## WHAT IS BEING ASKED
Select the lines that hold the word "page" and copy each one.

## RECORDS SHOWN
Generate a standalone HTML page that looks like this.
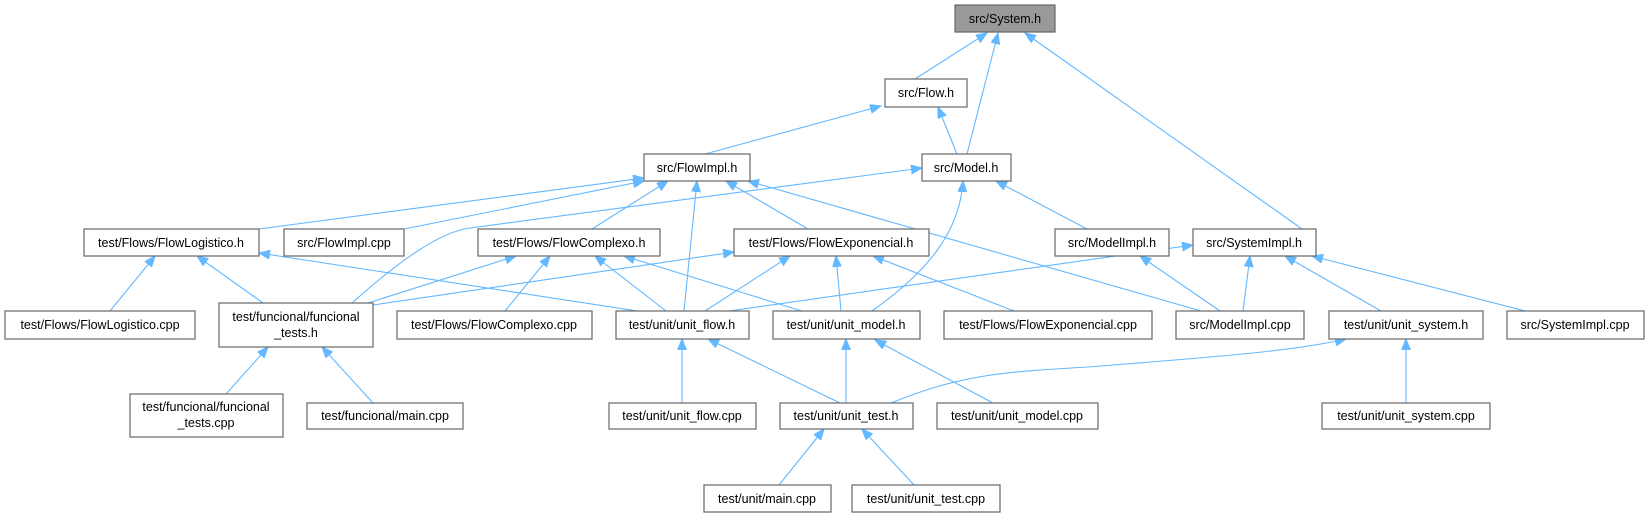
---
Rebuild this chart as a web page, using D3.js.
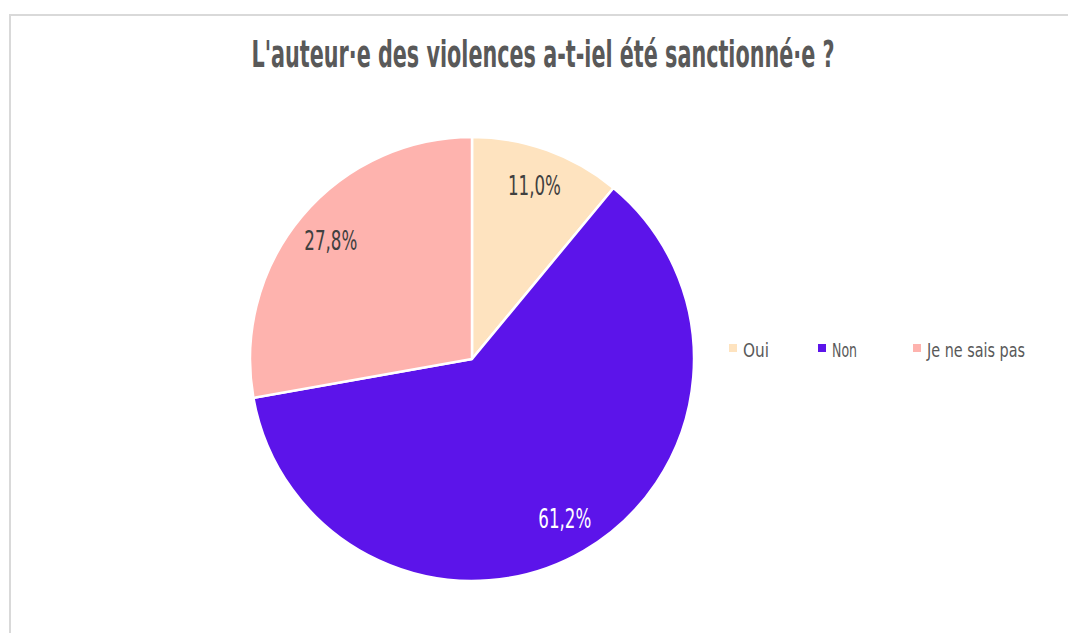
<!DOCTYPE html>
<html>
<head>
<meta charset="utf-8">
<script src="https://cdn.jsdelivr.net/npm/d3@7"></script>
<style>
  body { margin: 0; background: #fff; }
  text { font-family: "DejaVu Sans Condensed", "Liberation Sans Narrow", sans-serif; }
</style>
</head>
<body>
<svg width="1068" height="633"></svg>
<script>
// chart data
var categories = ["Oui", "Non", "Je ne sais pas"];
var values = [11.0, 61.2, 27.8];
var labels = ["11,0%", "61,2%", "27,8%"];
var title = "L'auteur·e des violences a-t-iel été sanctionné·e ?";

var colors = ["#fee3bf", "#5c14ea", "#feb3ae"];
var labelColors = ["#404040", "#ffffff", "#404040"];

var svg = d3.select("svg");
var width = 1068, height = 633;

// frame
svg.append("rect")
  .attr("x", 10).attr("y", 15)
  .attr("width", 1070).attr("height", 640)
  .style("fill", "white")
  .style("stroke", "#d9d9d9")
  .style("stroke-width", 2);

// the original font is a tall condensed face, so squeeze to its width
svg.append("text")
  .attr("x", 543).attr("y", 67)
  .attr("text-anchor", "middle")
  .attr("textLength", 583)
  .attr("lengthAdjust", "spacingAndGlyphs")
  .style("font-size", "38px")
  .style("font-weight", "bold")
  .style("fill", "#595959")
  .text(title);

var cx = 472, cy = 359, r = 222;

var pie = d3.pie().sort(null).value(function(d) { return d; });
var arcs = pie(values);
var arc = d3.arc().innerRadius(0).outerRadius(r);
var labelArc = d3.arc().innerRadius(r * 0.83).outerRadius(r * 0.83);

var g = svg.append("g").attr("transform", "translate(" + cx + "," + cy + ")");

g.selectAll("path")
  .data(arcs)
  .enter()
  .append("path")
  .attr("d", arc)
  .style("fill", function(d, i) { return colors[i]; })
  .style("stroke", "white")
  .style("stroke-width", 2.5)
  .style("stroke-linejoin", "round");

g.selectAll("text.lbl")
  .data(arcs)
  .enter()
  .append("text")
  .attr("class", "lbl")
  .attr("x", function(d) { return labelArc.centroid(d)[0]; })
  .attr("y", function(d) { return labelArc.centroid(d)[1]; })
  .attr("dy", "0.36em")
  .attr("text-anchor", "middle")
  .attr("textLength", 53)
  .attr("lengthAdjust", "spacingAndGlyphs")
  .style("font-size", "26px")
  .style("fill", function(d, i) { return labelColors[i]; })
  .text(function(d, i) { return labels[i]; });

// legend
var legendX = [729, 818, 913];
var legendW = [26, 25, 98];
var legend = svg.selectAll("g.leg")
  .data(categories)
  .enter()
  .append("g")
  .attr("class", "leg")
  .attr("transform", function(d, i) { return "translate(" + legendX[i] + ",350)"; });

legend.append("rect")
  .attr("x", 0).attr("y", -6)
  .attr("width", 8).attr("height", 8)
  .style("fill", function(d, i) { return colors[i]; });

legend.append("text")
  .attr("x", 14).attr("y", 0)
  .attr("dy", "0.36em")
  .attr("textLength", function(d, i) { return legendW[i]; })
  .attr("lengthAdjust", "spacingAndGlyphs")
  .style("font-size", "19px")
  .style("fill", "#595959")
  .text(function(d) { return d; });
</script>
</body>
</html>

## OUTPUT FOR THIS TASK
Generate a standalone HTML page that looks like this.
Rebuild this chart as a web page, using D3.js.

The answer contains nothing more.